↓↓↓

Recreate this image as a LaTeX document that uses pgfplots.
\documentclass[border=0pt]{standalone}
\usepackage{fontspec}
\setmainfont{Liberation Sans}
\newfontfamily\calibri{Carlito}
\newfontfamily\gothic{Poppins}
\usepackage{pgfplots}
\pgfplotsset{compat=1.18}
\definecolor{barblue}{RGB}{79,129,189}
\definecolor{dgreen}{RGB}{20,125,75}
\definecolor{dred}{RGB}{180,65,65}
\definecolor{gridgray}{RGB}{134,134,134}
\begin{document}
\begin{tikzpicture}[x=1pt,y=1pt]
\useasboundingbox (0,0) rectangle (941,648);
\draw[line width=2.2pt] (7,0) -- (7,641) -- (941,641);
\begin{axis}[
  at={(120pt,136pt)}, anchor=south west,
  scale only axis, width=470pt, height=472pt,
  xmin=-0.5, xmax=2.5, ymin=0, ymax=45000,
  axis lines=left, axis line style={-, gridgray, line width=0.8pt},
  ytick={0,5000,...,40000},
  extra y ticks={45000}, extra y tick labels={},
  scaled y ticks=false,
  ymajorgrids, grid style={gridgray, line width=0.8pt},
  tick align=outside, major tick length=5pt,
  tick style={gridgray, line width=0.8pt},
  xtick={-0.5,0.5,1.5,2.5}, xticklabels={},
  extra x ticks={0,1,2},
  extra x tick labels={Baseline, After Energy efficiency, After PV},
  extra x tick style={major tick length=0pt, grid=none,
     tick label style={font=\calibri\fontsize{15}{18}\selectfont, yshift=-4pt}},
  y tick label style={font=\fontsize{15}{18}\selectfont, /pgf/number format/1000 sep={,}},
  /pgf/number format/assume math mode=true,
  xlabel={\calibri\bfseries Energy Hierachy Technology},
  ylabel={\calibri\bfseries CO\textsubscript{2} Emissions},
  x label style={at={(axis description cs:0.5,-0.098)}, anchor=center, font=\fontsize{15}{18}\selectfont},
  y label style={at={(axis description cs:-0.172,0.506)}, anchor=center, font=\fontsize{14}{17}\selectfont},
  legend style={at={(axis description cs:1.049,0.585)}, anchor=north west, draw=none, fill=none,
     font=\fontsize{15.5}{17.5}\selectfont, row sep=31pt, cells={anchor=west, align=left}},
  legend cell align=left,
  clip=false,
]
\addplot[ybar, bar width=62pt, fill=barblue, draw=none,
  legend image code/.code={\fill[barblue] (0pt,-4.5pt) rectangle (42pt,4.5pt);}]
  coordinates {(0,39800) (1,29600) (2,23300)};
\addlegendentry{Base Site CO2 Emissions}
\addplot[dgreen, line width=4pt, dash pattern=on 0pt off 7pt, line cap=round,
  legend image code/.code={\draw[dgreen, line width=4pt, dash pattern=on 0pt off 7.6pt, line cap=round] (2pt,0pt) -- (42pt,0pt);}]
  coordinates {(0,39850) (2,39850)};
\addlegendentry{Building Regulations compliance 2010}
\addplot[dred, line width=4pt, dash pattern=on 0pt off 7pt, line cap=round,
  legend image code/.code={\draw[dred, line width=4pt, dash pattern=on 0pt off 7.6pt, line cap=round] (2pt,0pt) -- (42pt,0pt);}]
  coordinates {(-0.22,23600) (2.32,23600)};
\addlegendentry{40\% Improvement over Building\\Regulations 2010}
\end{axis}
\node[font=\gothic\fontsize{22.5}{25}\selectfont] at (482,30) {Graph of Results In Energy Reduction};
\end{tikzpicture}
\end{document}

↑↑↑
↓↓↓

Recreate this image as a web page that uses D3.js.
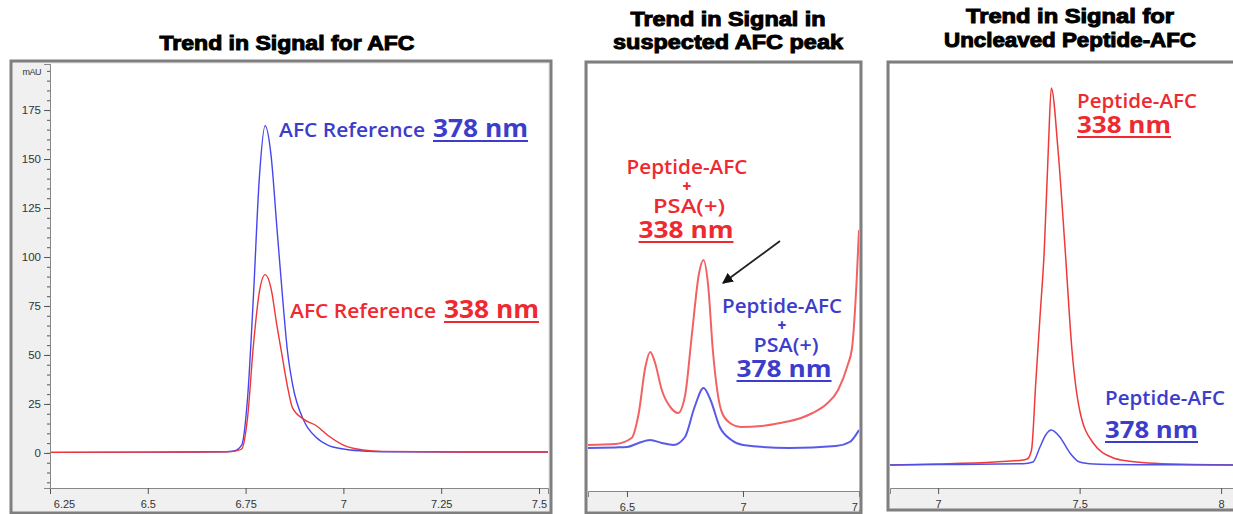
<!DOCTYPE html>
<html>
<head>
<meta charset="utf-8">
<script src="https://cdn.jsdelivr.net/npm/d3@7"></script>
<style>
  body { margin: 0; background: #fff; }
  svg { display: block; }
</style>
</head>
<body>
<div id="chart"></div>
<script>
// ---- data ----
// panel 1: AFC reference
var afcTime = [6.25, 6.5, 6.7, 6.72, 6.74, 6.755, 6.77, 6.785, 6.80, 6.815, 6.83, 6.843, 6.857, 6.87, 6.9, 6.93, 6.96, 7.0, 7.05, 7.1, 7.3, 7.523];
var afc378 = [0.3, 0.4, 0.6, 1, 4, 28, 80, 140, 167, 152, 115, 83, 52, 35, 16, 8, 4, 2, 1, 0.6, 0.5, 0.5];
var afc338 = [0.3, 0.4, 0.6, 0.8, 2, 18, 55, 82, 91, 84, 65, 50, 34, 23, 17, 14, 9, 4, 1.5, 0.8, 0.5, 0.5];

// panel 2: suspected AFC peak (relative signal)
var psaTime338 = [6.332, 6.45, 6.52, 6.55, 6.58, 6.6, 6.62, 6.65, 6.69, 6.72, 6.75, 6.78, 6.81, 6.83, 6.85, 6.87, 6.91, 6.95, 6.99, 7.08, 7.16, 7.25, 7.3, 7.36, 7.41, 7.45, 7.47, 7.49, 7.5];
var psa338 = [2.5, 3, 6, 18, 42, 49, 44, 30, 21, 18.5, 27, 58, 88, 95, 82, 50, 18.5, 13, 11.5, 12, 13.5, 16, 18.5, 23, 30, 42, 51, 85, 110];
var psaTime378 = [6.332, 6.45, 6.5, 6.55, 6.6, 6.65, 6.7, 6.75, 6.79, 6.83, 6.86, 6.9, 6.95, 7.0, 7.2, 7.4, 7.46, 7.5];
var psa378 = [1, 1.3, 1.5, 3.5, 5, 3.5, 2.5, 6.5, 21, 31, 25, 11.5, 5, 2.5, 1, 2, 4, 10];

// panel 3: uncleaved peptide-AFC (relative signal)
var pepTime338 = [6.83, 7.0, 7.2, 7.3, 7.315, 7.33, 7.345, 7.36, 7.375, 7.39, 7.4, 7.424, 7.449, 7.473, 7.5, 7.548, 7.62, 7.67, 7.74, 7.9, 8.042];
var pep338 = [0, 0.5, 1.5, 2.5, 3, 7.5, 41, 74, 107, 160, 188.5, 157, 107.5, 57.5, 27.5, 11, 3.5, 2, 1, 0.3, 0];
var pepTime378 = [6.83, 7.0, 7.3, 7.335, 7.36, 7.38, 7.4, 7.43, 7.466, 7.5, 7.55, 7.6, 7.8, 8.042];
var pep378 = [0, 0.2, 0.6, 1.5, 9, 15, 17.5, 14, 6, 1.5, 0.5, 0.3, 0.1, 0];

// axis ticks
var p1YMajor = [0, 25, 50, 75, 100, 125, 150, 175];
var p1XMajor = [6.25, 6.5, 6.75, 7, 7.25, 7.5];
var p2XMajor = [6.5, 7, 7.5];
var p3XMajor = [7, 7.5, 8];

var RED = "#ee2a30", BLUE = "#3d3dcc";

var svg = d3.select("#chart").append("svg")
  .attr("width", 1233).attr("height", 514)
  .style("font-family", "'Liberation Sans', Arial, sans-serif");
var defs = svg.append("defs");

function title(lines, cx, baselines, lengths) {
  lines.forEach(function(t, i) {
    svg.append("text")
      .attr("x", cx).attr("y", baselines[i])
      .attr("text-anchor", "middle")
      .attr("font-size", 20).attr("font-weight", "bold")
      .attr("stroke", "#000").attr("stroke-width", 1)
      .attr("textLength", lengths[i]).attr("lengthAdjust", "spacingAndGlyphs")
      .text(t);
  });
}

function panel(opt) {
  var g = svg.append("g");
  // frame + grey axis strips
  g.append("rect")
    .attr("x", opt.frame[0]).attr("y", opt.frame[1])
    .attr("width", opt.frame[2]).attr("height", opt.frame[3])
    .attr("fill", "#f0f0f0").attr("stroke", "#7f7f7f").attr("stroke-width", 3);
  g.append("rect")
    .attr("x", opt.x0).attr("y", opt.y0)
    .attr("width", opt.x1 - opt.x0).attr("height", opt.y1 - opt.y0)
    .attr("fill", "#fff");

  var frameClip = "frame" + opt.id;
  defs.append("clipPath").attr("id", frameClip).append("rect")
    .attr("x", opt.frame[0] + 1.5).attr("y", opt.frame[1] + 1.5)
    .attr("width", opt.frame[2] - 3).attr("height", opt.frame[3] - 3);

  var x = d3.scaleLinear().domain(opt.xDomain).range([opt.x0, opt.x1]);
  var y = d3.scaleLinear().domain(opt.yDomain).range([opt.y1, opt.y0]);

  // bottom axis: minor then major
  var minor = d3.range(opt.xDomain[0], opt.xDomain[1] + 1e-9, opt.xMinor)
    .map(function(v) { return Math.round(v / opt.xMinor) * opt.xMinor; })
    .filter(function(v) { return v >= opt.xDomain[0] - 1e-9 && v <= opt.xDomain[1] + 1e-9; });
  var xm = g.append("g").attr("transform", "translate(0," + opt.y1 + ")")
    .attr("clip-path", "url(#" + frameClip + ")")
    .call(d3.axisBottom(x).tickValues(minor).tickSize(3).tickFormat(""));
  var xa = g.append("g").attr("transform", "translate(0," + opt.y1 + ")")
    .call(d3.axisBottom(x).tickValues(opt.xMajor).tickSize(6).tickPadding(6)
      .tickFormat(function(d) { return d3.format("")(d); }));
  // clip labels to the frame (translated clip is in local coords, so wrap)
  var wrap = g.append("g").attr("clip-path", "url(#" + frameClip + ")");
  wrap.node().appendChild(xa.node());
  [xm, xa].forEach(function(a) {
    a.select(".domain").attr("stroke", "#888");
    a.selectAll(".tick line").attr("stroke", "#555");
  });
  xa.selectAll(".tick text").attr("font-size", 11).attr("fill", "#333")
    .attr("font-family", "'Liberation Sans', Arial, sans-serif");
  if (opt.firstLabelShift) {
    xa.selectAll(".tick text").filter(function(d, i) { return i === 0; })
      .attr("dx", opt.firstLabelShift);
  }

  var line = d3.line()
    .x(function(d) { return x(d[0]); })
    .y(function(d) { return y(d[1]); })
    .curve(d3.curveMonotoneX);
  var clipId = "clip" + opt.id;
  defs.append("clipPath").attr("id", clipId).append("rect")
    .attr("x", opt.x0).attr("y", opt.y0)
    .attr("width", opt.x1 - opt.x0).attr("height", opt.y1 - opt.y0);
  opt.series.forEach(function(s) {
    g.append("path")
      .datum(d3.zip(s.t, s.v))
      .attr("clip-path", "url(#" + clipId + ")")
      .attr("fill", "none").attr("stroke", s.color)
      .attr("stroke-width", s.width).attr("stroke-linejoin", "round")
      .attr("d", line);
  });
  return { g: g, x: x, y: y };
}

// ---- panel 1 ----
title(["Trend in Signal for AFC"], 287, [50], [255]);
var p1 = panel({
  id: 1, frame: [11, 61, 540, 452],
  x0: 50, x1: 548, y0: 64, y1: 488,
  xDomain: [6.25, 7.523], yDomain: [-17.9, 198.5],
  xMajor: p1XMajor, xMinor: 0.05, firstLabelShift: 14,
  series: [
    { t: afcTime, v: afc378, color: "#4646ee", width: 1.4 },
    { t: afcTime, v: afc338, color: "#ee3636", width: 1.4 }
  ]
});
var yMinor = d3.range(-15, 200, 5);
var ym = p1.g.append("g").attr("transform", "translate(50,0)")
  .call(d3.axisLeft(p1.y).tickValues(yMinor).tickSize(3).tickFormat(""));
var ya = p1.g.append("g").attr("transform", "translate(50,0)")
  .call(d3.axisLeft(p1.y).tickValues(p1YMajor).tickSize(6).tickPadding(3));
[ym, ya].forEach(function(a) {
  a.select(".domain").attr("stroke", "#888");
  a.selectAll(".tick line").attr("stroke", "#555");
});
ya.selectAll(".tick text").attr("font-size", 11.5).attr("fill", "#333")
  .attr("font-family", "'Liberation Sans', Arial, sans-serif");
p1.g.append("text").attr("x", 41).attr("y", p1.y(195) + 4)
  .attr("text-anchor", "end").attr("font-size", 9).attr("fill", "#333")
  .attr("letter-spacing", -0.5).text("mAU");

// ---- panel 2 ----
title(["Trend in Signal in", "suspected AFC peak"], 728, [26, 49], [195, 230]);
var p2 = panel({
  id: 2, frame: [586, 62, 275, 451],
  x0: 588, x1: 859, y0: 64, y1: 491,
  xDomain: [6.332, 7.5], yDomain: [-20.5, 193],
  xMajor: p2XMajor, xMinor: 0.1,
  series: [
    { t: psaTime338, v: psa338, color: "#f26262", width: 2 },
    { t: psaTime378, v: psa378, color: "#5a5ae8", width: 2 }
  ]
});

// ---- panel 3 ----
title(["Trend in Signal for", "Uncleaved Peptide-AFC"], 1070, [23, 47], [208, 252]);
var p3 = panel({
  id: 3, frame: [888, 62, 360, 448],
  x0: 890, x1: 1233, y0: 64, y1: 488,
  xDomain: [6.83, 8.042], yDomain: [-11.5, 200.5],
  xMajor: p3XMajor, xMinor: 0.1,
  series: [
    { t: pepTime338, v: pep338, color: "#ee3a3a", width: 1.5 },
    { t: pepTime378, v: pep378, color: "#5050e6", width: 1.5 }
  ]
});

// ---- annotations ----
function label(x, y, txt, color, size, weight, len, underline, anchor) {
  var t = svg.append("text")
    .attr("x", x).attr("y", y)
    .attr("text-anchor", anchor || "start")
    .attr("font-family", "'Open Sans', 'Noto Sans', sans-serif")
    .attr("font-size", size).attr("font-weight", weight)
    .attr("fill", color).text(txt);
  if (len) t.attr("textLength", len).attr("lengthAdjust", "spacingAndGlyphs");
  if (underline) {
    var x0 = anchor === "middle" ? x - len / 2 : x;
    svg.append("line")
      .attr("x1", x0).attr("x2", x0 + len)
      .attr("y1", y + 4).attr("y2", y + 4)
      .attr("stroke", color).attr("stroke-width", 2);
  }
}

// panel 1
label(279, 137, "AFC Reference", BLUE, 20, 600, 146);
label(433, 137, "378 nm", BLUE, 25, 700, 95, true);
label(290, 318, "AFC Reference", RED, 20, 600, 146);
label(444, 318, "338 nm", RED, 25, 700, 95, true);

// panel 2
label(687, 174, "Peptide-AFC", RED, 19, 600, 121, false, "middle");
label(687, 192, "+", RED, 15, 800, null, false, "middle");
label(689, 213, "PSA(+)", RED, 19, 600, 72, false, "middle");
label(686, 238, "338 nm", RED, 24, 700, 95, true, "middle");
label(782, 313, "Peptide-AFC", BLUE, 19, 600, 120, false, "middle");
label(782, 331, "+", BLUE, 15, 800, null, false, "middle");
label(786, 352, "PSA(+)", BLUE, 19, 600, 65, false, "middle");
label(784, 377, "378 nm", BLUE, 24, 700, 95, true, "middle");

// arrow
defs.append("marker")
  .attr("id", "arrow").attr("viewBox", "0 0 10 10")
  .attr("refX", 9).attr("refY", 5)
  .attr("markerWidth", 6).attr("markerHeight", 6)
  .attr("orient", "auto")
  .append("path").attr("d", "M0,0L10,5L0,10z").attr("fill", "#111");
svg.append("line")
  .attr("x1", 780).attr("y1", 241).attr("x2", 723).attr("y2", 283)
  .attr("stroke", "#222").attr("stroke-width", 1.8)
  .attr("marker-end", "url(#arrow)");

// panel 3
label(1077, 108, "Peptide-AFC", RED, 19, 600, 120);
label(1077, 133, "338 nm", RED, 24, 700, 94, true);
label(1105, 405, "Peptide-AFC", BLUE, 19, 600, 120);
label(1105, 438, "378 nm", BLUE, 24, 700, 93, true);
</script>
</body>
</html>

↑↑↑
↓↓↓

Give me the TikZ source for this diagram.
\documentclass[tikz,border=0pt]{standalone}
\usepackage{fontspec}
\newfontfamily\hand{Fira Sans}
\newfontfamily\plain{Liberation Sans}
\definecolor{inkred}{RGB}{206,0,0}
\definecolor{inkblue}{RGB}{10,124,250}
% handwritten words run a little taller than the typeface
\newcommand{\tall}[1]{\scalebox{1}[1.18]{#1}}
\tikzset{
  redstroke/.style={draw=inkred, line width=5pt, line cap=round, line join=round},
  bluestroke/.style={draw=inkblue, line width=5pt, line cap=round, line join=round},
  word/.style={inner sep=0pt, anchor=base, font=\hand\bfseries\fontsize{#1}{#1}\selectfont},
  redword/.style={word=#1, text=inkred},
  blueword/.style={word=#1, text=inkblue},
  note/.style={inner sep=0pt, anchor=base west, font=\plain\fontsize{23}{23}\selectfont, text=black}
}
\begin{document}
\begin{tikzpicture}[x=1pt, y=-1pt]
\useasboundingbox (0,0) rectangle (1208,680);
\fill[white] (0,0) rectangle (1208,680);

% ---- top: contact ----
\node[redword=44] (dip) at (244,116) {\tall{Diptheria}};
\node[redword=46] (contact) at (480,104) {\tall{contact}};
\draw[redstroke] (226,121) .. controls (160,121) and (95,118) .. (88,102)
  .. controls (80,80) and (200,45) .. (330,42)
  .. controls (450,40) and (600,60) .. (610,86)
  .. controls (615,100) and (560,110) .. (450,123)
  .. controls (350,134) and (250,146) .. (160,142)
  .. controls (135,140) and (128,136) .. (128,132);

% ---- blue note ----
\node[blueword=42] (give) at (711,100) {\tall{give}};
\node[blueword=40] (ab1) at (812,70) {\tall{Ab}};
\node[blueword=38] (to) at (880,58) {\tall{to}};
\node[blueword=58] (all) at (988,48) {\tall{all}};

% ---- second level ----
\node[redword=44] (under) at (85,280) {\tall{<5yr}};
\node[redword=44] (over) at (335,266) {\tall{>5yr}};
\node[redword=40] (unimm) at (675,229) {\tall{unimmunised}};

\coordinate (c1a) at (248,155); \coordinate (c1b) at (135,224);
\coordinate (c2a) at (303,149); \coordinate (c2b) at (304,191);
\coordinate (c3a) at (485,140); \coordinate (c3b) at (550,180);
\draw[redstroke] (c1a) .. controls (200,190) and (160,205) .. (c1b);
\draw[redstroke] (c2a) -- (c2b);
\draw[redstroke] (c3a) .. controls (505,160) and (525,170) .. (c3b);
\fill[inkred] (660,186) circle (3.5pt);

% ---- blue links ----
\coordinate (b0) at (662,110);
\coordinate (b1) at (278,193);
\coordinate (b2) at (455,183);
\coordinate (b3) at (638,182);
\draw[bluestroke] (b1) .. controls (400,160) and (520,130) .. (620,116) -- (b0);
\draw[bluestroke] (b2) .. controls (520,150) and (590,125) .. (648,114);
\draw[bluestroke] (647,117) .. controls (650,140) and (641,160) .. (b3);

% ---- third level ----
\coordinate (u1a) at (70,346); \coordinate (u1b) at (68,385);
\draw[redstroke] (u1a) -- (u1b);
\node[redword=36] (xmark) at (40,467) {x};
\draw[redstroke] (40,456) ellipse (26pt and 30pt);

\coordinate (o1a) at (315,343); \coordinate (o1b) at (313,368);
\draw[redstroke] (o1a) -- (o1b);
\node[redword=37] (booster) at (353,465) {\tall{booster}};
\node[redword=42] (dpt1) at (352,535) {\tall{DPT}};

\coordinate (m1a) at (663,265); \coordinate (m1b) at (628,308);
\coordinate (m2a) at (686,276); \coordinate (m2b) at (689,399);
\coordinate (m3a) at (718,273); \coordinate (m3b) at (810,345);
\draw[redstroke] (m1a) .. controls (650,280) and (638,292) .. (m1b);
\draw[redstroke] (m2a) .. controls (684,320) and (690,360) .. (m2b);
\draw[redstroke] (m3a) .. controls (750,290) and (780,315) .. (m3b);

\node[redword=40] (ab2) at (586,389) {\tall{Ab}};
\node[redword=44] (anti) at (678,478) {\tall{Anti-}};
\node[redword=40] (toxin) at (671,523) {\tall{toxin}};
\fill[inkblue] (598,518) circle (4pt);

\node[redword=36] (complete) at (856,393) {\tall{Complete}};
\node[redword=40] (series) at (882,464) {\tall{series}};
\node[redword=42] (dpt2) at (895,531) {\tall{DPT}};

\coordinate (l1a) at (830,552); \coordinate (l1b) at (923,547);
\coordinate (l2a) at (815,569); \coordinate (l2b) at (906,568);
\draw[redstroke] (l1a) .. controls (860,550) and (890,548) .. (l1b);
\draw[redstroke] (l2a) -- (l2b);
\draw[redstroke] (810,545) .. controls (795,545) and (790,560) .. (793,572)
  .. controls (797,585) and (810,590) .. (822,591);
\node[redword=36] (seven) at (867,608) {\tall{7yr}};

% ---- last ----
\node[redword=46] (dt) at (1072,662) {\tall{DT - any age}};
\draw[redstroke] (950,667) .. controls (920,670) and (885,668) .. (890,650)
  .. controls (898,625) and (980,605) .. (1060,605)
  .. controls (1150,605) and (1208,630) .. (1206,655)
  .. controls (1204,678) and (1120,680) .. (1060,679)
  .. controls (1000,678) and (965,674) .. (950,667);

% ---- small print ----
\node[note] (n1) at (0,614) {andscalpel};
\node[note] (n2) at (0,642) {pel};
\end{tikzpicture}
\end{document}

↑↑↑

WHAT TO WORK ON:
Look above for the line with "Recreate this image as a web"; quote it and every line after it, stopping after the line with "0.8, 0.5, 0.5];", exactly, with nothing added and without pictures.

THE OUTPUT:
Recreate this image as a web page that uses D3.js.
<!DOCTYPE html>
<html>
<head>
<meta charset="utf-8">
<script src="https://cdn.jsdelivr.net/npm/d3@7"></script>
<style>
  body { margin: 0; background: #fff; }
  svg { display: block; }
</style>
</head>
<body>
<div id="chart"></div>
<script>
// ---- data ----
// panel 1: AFC reference
var afcTime = [6.25, 6.5, 6.7, 6.72, 6.74, 6.755, 6.77, 6.785, 6.80, 6.815, 6.83, 6.843, 6.857, 6.87, 6.9, 6.93, 6.96, 7.0, 7.05, 7.1, 7.3, 7.523];
var afc378 = [0.3, 0.4, 0.6, 1, 4, 28, 80, 140, 167, 152, 115, 83, 52, 35, 16, 8, 4, 2, 1, 0.6, 0.5, 0.5];
var afc338 = [0.3, 0.4, 0.6, 0.8, 2, 18, 55, 82, 91, 84, 65, 50, 34, 23, 17, 14, 9, 4, 1.5, 0.8, 0.5, 0.5];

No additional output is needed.